TASK BRIEF: Without including any pictures, write out the listing below exactly.

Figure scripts
-- -- --

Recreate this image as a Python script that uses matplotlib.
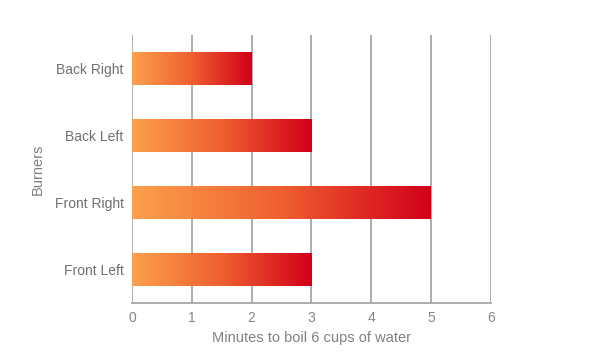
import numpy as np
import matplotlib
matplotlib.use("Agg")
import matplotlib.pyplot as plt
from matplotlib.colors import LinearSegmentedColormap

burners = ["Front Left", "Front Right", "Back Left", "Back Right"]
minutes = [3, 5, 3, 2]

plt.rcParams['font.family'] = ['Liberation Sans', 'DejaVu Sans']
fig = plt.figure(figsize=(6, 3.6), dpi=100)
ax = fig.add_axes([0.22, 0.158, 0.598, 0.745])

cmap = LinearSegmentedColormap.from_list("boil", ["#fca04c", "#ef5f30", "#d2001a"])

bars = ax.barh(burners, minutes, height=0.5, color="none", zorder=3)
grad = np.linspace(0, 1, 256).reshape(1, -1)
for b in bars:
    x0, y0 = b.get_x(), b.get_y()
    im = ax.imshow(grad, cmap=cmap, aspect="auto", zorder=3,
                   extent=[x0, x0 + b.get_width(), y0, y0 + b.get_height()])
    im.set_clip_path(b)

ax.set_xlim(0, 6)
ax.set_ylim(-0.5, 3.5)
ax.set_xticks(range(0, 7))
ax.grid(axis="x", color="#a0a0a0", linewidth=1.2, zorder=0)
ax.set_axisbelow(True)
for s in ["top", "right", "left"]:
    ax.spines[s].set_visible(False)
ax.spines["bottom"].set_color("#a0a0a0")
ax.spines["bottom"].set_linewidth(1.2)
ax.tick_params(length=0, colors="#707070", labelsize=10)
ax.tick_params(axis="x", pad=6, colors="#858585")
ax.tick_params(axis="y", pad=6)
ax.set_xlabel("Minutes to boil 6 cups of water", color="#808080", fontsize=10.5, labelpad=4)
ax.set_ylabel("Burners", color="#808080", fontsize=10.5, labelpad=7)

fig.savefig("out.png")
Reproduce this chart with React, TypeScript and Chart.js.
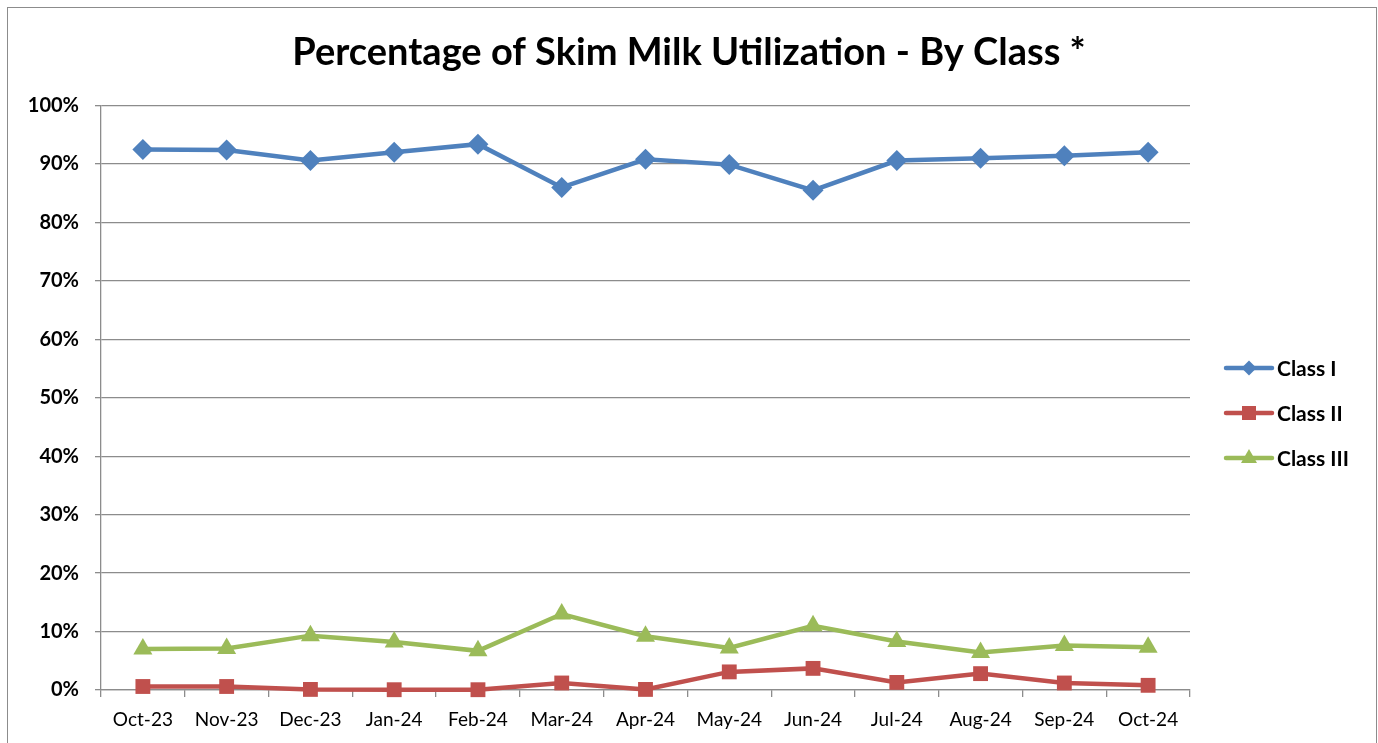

-- -- --

REPLY:
Recreate this image as a Python script that uses matplotlib.
import numpy as np
import matplotlib
matplotlib.use("Agg")
import matplotlib.pyplot as plt
from matplotlib.colors import LinearSegmentedColormap

burners = ["Front Left", "Front Right", "Back Left", "Back Right"]
minutes = [3, 5, 3, 2]

plt.rcParams['font.family'] = ['Liberation Sans', 'DejaVu Sans']
fig = plt.figure(figsize=(6, 3.6), dpi=100)
ax = fig.add_axes([0.22, 0.158, 0.598, 0.745])

cmap = LinearSegmentedColormap.from_list("boil", ["#fca04c", "#ef5f30", "#d2001a"])

bars = ax.barh(burners, minutes, height=0.5, color="none", zorder=3)
grad = np.linspace(0, 1, 256).reshape(1, -1)
for b in bars:
    x0, y0 = b.get_x(), b.get_y()
    im = ax.imshow(grad, cmap=cmap, aspect="auto", zorder=3,
                   extent=[x0, x0 + b.get_width(), y0, y0 + b.get_height()])
    im.set_clip_path(b)

ax.set_xlim(0, 6)
ax.set_ylim(-0.5, 3.5)
ax.set_xticks(range(0, 7))
ax.grid(axis="x", color="#a0a0a0", linewidth=1.2, zorder=0)
ax.set_axisbelow(True)
for s in ["top", "right", "left"]:
    ax.spines[s].set_visible(False)
ax.spines["bottom"].set_color("#a0a0a0")
ax.spines["bottom"].set_linewidth(1.2)
ax.tick_params(length=0, colors="#707070", labelsize=10)
ax.tick_params(axis="x", pad=6, colors="#858585")
ax.tick_params(axis="y", pad=6)
ax.set_xlabel("Minutes to boil 6 cups of water", color="#808080", fontsize=10.5, labelpad=4)
ax.set_ylabel("Burners", color="#808080", fontsize=10.5, labelpad=7)

fig.savefig("out.png")
Reproduce this chart with React, TypeScript and Chart.js.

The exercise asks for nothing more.